In every enterprise AI deployment, there’s a particular friction point often encountered early on. An AI agent may be technically proficient, capable of reading documentation, following instructions, and executing steps.
However, it cannot replicate the judgment of an employee with fifteen years of experience who knows why standard procedures fail at specific times, like Tuesdays in the logistics department. This experiential knowledge was never documented, as there was no need, until now.
Interloom aims to tackle this issue. The Munich-based startup, operating in Munich, Berlin, and London, announced on March 19 that it has raised $16.5 million in a seed round led by DN Capital, along with participation from Bek Ventures and existing investor Air Street Capital.
This round marks a significant increase from the company’s initial $3 million seed, led by Air Street in March 2024 when the company emerged from stealth mode.
Interloom’s main product is the Context Graph: a constantly evolving model of how decisions are made within an organization, created by analyzing millions of real cases, support emails, service tickets, call transcripts, and work orders to identify patterns in problem-solving by expert workers.
Founder and CEO Fabian Jakobi emphasizes the challenge of tacit knowledge, a concept introduced by British-Hungarian philosopher Michael Polanyi, who observed that most expertise cannot be fully articulated by the expert who possesses it. Jakobi estimates around 70% of operational decisions are never formally documented.

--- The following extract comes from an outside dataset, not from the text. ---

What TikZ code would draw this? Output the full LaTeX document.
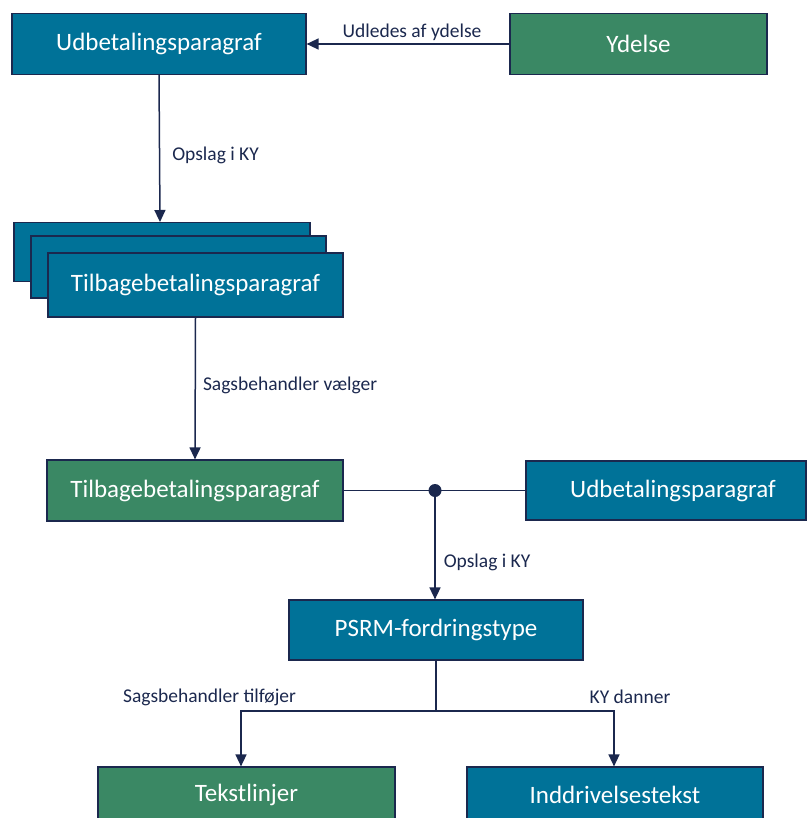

Jakobi compares it to Google Maps: just as the navigation tool learns optimal routes from real-time traffic, Interloom creates a map of the paths experts use to solve problems, then uses that map to guide AI agents and new employees in similar situations. The system updates continuously, so every resolved case contributes to institutional memory instead of disappearing when someone leaves or retires.
This retirement risk supports the pitch. The press release highlights the statistic of 10,000 baby boomers leaving the US workforce daily, as widely documented by Pew Research.
The issue enterprises face is losing decades of institutional knowledge at the very time AI is expected to automate complex tasks. Without capturing that knowledge first, AI lacks a useful foundation.
Interloom’s early clients include Zurich Insurance, JLL, Fiege, Commerzbank, and Volkswagen, the last two confirmed independently by Fortune in its exclusive on the funding. At Commerzbank, Interloom analyzed millions of customer support emails against internal documentation, reportedly closing the gap between documented procedures and actual processes from around 50% to 5%.
At Zurich Insurance, Interloom won an internal AI competition against 2,000 competing AI startups for an underwriting use case, as described by Jakobi to Fortune.
The investors have their own validating logic. Guy Ward Thomas of DN Capital, leading the investment, was the first institutional backer of Cognigy, a German enterprise conversational AI platform supported by DN Capital from its Series A in 2019 and acquired by NICE in 2025 for $955 million, noted as Europe’s largest AI exit at the time.
Ward Thomas learned the critical role of organization-specific context in making AI agents function effectively. Mehmet Atici of Bek Ventures, an early supporter of UiPath, argues this wave of AI agent adoption is the next major phase in enterprise automation following RPA.